Y esto es tan cierto que aun pueden verse infinidad de fotografías capturadas por periodistas valerosos, impresas en distintos rubros. En todas ellas aparecen los cadáveres, que eran el tema obligado en el paisaje citadino. Si se observa un poco en esas fotografías, de cada cien muertos, dos o tres llevan sacos con comida, o van con ropas de cierta calidad, los demás son el ejemplo típico de nuestro humilde pueblo.
Al tercer día de combate, la ciudad era un muladar en su aspecto y en los miasmas que de cadáveres de personas y animales llevaban al aire.
Los servicios, muy precarios por cierto, que había en aquel tiempo para atender a la limpieza publica, no era de esperarse que prestaran la menor atención a sus obligaciones, estando, como estaba la ciudad, sujeta a la contingencia de una batalla cuyo final no se podía predecir.
Sectores completos de la ciudad permanecían durante la noche sumidos en la más completa oscuridad, solamente desgarrada por las rayas de fuego que trazaban en el aire las granadas y los disparos.
Canes hambrientos se daban un festín en mitad de la calle con los caballos y personas muertas por causa de los disparos. Ellos tenían la felicidad de comer sin temor alguno, pues tenían la trágica sabiduría de la ignorancia del peligro que pululaba por las calles metropolitanas.
Había dos extremos que polarizaban los valores del espíritu, si cabe decirlo así, por encima de los acontecimientos o quizás precisamente a causa de ellos:
En el palacio nacional, el presidente de la república, desechando todos los avisos que le llegaban en los que se le hacia notar la traición de que estaba siendo objeto. Para el aquello era intriga y cosa de poco valor. No creía en la perfidia de los hombres y en los más pérfidos puso su mayor confianza.

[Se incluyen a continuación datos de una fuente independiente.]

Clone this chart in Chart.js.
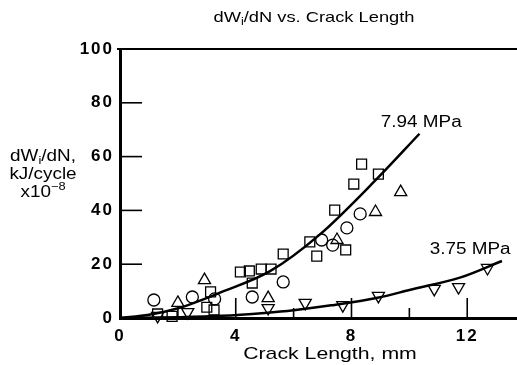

El otro extremo era la comandancia militar de la plaza, en la que el general Huerta, avieso y taimado, estaba utilizando a los hombres para fincar su propia situación. No pensó jamás en que lo que hacia era un crimen sin nombre ni medida, inaudito y desproporcionado. Para el los hombres, fuera quien fuesen, solamente eran piezas de ajedrez y nada mas.

Mientras agotaba botellas tras botella de coñac, preparaba su jaque-mate traídor y asesino.